Le champion d'échecs et homme politique russe, Garry Kasparov, discute avec le public, le 17 septembre 2016 à l'Opéra Bastille, lors de la troisième édition du Monde Festival. | Olivier Laban-Mattei / Myop pour Le Monde

A quelques minutes du début de la conférence, la salle est quasi pleine. Parmi le public, beaucoup de jeunes. Pourquoi ils sont venus aujourd’hui ? Tous, ou presque, répondent « pour voir le plus grand joueur d’échecs », avant d’ajouter « mais son parcours politique est aussi intéressant ». Garry Kasparov semble donc avoir réussi son pari : user de sa notoriété pour pointer du doigt la politique de son pays.

Et, pour ça, il ne manque pas de métaphores. Que ce soit pour décrire le président russe – « Poutine est plutôt un joueur de poker. Les dictateurs ne peuvent pas jouer aux échecs car le jeu est transparent. » – ou pour parler de la corruption de la politique de son pays – « Aux échecs on a des règles fixes et des résultats imprévisibles. En politique c’est le contraire » –, tout le ramène à sa passion première. « Il pense les problèmes géopolitiques de manière originale, explique Jean-Pierre, 87 ans. C’est ce qui le rend aussi agréable à écouter. » Et les rires du public ne font que conforter ce sentiment.

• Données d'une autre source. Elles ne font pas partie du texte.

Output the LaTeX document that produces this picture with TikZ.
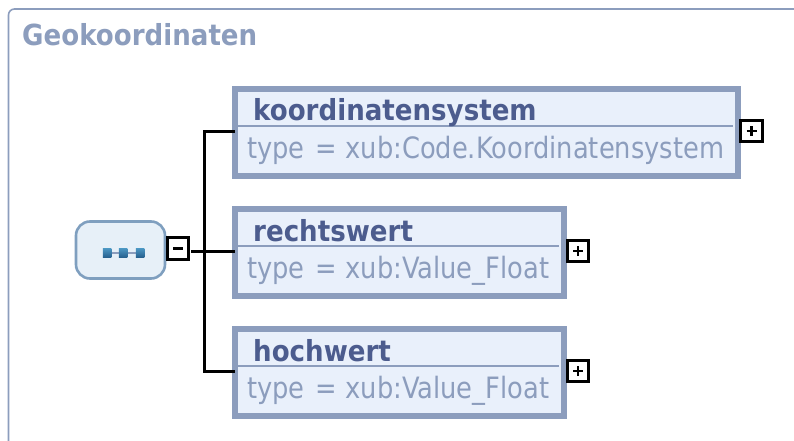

Carole, 28 ans, et Alexandre, 29 ans, sont venus assister ensemble à la conférence. Lui joue aux échecs, elle non, mais l’un et l’autre s’accordent pour dire que Kasparov « maîtrise son discours ». « On le sent très intelligent, explique Alexandre. Si je suis ici, c’est surtout pour l’entendre parler de psychologie, de la manière dont il aborde ses matchs. » Et le joueur ne l’a pas déçu. « Après avoir joué longtemps avec un adversaire, vous ressentez ses émotions, témoigne Garry Kasparov. Les échecs c’est de la psychologie. Tout est question de prise de décision. C’est la psychologie qui va apporter la victoire d’un côté ou de l’autre. »

Un combat perpétuel

Mais quand on arrive au plus haut niveau, quand on a « tout gagné », comme l’explique Pierre Barthélémy, journaliste au Monde et animateur de la rencontre, il semble difficile de faire face aux déconvenues. Aussi, quand le journaliste lui rappelle sa défaite face à l’ordinateur Deepblue, alors qu’il avait auparavant affirmé qu’« aucun tas de ferraille ne pourrait jamais [l] e battre », Kasparov n’oublie pas d’ajouter quelques précisions. « Tout d’abord, je tiens à rappeler que j’ai gagné le premier match », explique-t-il au public hilare. Puis, rapidement, le joueur russe dévie sur ses réussites plutôt que de continuer à s’épancher sur ses défaites.

Il raconte alors ses matchs d’anthologie avec son adversaire de toujours Anatoli Karpov, pour le plus grand plaisir du public et de Sarah, 11 ans, plus jeune spectatrice de la conférence. Malgré son jeune âge, cette fillette connaît bien Kasparov car elle joue aux échecs depuis deux ans. Et même si elle n’a « pas tout compris aux phrases politiques », la joueuse a été « très impressionnée » par cette rencontre du maître des échecs.

Aujourd’hui en exil aux Etats-Unis, le joueur est conscient des risques qu’il prend à s’engager aussi activement en politique. Et quand un participant lui demande s’il pense être en danger, le joueur lui répond avec humour : « Beaucoup d’ennemis de Poutine ont fini morts. Donc… disons que je ne bois pas le thé avec des étrangers. » Ainsi, onze ans après s’être retiré de la compétition internationale, le joueur refuse toujours de dévoiler ses faiblesses aux échecs. Selon lui, pour ne pas donner un avantage à ses adversaires. Echiquéens ou politiques, il ne le précise pas.

Alors que le Russe a construit sa vie sur la lutte, la dernière question qui émane du public semble bien légitime. « Entre Poutine et [l’ancien champion du monde d’échecs] Karpov, qui est Garry Kasparov sans un adversaire à combattre en face de lui ? » Le joueur d’anthologie est alors obligé d’admettre qu’il ne « recule jamais devant un bon combat ».